** start MATERIAL TO PROCESS **
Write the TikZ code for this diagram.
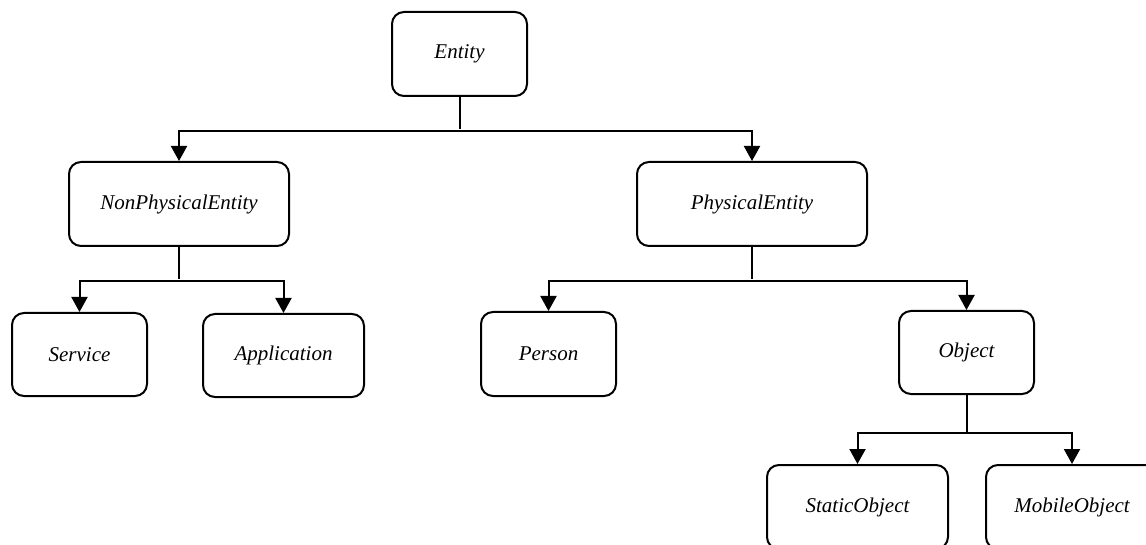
** end MATERIAL TO PROCESS **
** start MATERIAL TO PROCESS **
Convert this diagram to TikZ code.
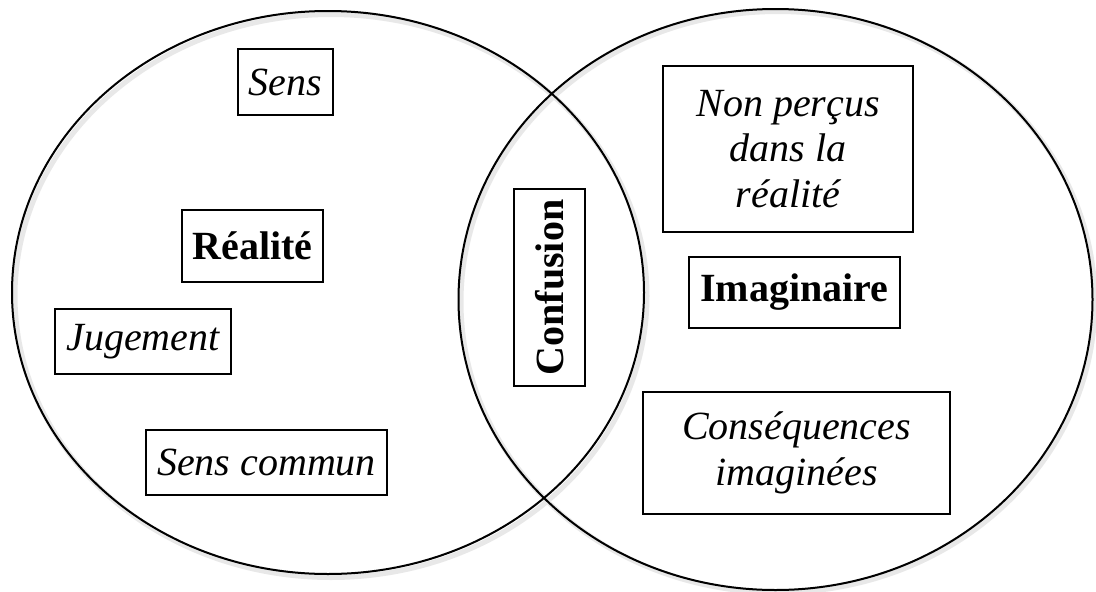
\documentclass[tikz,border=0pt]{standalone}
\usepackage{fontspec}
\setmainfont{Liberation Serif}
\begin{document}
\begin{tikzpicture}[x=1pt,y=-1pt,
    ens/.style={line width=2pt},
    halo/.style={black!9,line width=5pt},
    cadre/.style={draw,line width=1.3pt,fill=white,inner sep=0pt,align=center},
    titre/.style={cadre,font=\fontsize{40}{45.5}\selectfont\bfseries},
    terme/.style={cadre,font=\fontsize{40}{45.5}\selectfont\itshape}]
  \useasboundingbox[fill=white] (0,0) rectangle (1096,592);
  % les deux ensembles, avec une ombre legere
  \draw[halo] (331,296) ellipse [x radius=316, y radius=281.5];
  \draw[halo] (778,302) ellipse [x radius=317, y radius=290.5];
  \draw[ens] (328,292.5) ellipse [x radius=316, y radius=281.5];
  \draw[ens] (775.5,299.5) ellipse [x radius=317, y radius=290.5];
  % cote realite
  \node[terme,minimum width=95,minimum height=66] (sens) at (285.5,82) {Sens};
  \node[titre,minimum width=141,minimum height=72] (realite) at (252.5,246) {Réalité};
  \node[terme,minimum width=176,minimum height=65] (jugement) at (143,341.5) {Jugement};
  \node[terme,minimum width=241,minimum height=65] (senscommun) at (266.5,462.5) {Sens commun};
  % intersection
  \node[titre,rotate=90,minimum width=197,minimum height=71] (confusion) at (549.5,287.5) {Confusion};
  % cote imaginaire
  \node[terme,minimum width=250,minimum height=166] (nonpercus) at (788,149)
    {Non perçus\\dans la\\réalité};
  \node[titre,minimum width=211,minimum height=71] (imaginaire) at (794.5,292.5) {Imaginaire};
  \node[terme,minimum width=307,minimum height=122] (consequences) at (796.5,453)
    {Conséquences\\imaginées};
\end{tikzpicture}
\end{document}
** end MATERIAL TO PROCESS **
Return every line in the listing that contains the word "code".

• FULL RESPONSE
Write the TikZ code for this diagram.
Convert this diagram to TikZ code.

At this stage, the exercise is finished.